I'm trying to compute the probability that a binary sequence "stop" under a certain constraint: if the sequence has a majority of "1" we stop.

ex: Let's say n is the length of the sequence; At n=2 we have : {(00),(01),(10),(11)} possibilities and so at n=3 {(000),(001),(010),(011),(100),(101)} possibilities (note: we didn't took (1,1) car we already stop at n=2) and so on… the probability to stop at n=2 is P(2)=1/4 and at n=3, P(3)=2/6

Question:

My goal is to know what is the probability that at "step n" we stop (ie, how many sequence at n-step "stop" over how many possibilities, taking in account tthat some possibility already stop before)?

Tentative:

The probleme is the more n will grow up the bigger possibilities we have and im not sure the simulation can support for n tend to big number.

So I heard about "Monte carlo simulation"; my idea was to reapeat a certain time the experience. Like I generate a random binary sequence of length-n and i look the majority (ie if sum(sequence)>=n/2 , it's important that this appear in code) and try to generate statistic. I don't know how much "monte carlo simulation" could help me in my problem.

I did this:

rng('shuffle')
nb_mort=0;  %number of sequence who stop
n=0;       %length of sequence
maj=0;     %majority
M=1000;  %nb of run
for n_run=1:M;
    
    while (n <= 100) | (maj <= n/2 )
        
        
        count=zeros(n);
        n=n+1
        
        seq = randi([0 1],1,n)
        
        maj=sum(seq)
                       
    end
    
    clear n;    %I want he start again the loop but renitialize his length
    n=0;
    
       nb_mort=nb_mort+1;
                       
    %count(n)=count(n)+1;
    
    %proba_n(n)=count(n)/M;
    
    %nb_mort_mean(n_run)=nb_mort
    
end

Don't take in account, the last line in comment Proba, because the proba is wrong, i didn't found…

I don't know why also at the end of my "while" he doesnt renialize the n??

Im not super familiar with Monte Carlo and im beginner on Matlab

Thank you for your help

Answer 1

First point is that probability of stopping at n=3 is not 2/6, it is (3/4)*(2/6) because you have to include the probablility that you didn't stop at n=2. Regardless ...

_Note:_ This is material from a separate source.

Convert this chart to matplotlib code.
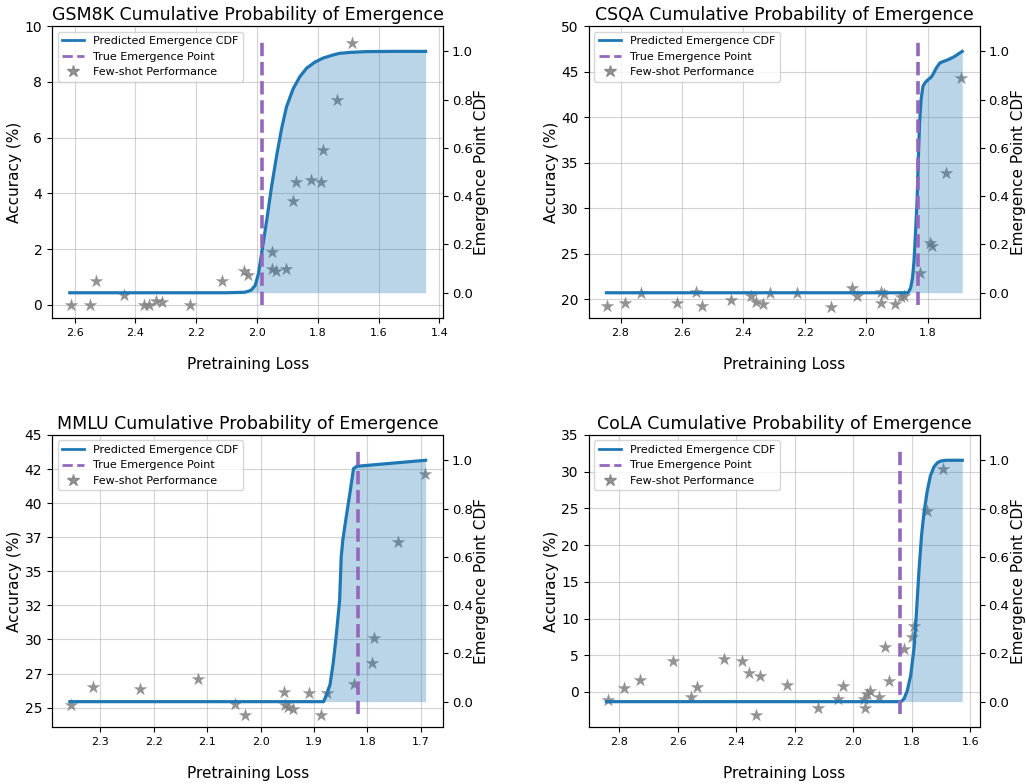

Seems like you could simply generate a long string of m digits and then use cumsum on that compared to 1:m to see where you stopped for that string. I.e., first index where the cumsum element is greater than the (1:m)/2 values is the stopping point. If you didn't stop in m digits put all of those results into a single "greater than m" category. Wrap that in a large Monte-Carlo loop and then divide your counts by the number of Monte-Carlo runs to get the individual probabilities.

And it looks like you have a rule to never stop at n=1. True?

E.g., initialize some values

m = 100; % some value for maximum stopping point we will look for
count = zeros(1,m+1);
m2 = (1:m)/2; % the comparison vector

And then each iteration of the Monte-Carlo loop would be something like

seq = randi([0 1],1,m);
cseq = cumsum(seq);
cseq(1) = 0; % force that we won't stop at n=1
x = find(cseq > m2, 1); % find the first stopping point
if isempty(x)
    count(m+1) = count(m+1) + 1;  % we didn't stop, so lump this into special category
else
    count(x) = count(x) + 1; % increment the 1st place we stopped
end